• **Exercise instructions**
Give all the lines below again, exactly, with no pictures.

• **Dataset extract**
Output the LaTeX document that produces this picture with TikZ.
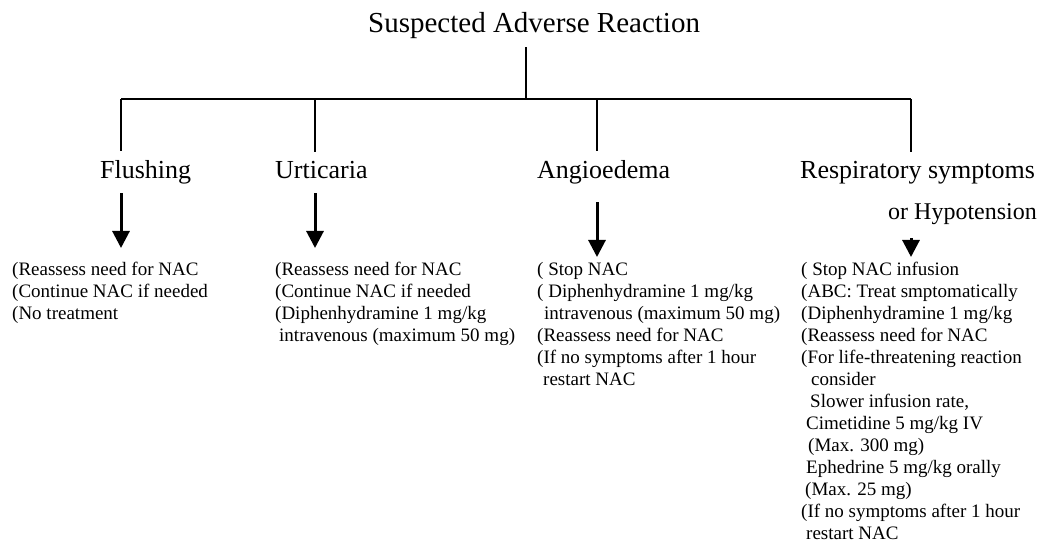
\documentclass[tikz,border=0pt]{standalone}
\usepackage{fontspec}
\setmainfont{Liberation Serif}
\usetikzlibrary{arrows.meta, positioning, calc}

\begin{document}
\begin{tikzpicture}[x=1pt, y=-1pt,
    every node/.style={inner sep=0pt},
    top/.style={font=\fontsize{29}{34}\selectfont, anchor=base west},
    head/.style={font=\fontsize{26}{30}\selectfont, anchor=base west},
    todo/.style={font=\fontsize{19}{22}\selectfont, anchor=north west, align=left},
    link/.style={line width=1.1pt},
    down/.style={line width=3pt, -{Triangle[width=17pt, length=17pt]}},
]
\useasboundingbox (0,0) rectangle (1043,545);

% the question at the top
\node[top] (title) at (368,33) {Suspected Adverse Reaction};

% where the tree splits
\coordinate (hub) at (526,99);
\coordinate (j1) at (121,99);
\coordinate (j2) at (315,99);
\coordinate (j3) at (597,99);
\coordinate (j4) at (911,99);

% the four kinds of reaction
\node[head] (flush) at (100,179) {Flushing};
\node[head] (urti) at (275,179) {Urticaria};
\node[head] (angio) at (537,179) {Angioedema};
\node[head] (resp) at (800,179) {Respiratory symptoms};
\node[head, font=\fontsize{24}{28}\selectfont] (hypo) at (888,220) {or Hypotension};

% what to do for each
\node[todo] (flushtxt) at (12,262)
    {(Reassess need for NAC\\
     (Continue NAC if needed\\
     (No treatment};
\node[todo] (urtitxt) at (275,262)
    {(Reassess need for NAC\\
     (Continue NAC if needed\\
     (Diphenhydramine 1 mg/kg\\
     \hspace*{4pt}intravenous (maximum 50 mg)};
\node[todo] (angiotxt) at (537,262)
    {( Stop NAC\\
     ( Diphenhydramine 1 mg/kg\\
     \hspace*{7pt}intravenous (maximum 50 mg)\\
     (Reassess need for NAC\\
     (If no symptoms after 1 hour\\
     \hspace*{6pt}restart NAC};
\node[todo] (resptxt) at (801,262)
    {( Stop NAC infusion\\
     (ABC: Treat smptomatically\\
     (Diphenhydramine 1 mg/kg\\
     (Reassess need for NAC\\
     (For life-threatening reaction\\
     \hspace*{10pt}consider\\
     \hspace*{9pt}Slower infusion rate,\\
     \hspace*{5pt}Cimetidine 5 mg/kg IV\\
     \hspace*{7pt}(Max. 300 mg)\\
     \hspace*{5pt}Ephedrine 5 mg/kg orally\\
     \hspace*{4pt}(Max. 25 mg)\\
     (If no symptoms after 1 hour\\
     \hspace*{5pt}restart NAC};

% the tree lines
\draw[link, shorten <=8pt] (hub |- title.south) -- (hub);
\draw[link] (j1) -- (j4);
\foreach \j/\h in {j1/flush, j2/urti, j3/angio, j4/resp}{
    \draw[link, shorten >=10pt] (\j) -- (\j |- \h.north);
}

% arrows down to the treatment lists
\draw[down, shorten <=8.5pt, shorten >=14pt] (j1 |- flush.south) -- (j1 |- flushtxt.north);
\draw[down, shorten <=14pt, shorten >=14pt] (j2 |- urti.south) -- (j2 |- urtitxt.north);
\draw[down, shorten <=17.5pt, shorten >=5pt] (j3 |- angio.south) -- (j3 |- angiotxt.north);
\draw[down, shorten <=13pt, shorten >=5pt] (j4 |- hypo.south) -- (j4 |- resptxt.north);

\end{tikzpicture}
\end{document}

• **Worked answer**
Output the LaTeX document that produces this picture with TikZ.
\documentclass[tikz,border=0pt]{standalone}
\usepackage{fontspec}
\setmainfont{Liberation Serif}
\usetikzlibrary{arrows.meta, positioning, calc}

\begin{document}
\begin{tikzpicture}[x=1pt, y=-1pt,
    every node/.style={inner sep=0pt},
    top/.style={font=\fontsize{29}{34}\selectfont, anchor=base west},
    head/.style={font=\fontsize{26}{30}\selectfont, anchor=base west},
    todo/.style={font=\fontsize{19}{22}\selectfont, anchor=north west, align=left},
    link/.style={line width=1.1pt},
    down/.style={line width=3pt, -{Triangle[width=17pt, length=17pt]}},
]
\useasboundingbox (0,0) rectangle (1043,545);

% the question at the top
\node[top] (title) at (368,33) {Suspected Adverse Reaction};

% where the tree splits
\coordinate (hub) at (526,99);
\coordinate (j1) at (121,99);
\coordinate (j2) at (315,99);
\coordinate (j3) at (597,99);
\coordinate (j4) at (911,99);

% the four kinds of reaction
\node[head] (flush) at (100,179) {Flushing};
\node[head] (urti) at (275,179) {Urticaria};
\node[head] (angio) at (537,179) {Angioedema};
\node[head] (resp) at (800,179) {Respiratory symptoms};
\node[head, font=\fontsize{24}{28}\selectfont] (hypo) at (888,220) {or Hypotension};

% what to do for each
\node[todo] (flushtxt) at (12,262)
    {(Reassess need for NAC\\
     (Continue NAC if needed\\
     (No treatment};
\node[todo] (urtitxt) at (275,262)
    {(Reassess need for NAC\\
     (Continue NAC if needed\\
     (Diphenhydramine 1 mg/kg\\
     \hspace*{4pt}intravenous (maximum 50 mg)};
\node[todo] (angiotxt) at (537,262)
    {( Stop NAC\\
     ( Diphenhydramine 1 mg/kg\\
     \hspace*{7pt}intravenous (maximum 50 mg)\\
     (Reassess need for NAC\\
     (If no symptoms after 1 hour\\
     \hspace*{6pt}restart NAC};
\node[todo] (resptxt) at (801,262)
    {( Stop NAC infusion\\
     (ABC: Treat smptomatically\\
     (Diphenhydramine 1 mg/kg\\
     (Reassess need for NAC\\
     (For life-threatening reaction\\
     \hspace*{10pt}consider\\
     \hspace*{9pt}Slower infusion rate,\\
     \hspace*{5pt}Cimetidine 5 mg/kg IV\\
     \hspace*{7pt}(Max. 300 mg)\\
     \hspace*{5pt}Ephedrine 5 mg/kg orally\\
     \hspace*{4pt}(Max. 25 mg)\\
     (If no symptoms after 1 hour\\
     \hspace*{5pt}restart NAC};

% the tree lines
\draw[link, shorten <=8pt] (hub |- title.south) -- (hub);
\draw[link] (j1) -- (j4);
\foreach \j/\h in {j1/flush, j2/urti, j3/angio, j4/resp}{
    \draw[link, shorten >=10pt] (\j) -- (\j |- \h.north);
}

% arrows down to the treatment lists
\draw[down, shorten <=8.5pt, shorten >=14pt] (j1 |- flush.south) -- (j1 |- flushtxt.north);
\draw[down, shorten <=14pt, shorten >=14pt] (j2 |- urti.south) -- (j2 |- urtitxt.north);
\draw[down, shorten <=17.5pt, shorten >=5pt] (j3 |- angio.south) -- (j3 |- angiotxt.north);
\draw[down, shorten <=13pt, shorten >=5pt] (j4 |- hypo.south) -- (j4 |- resptxt.north);

\end{tikzpicture}
\end{document}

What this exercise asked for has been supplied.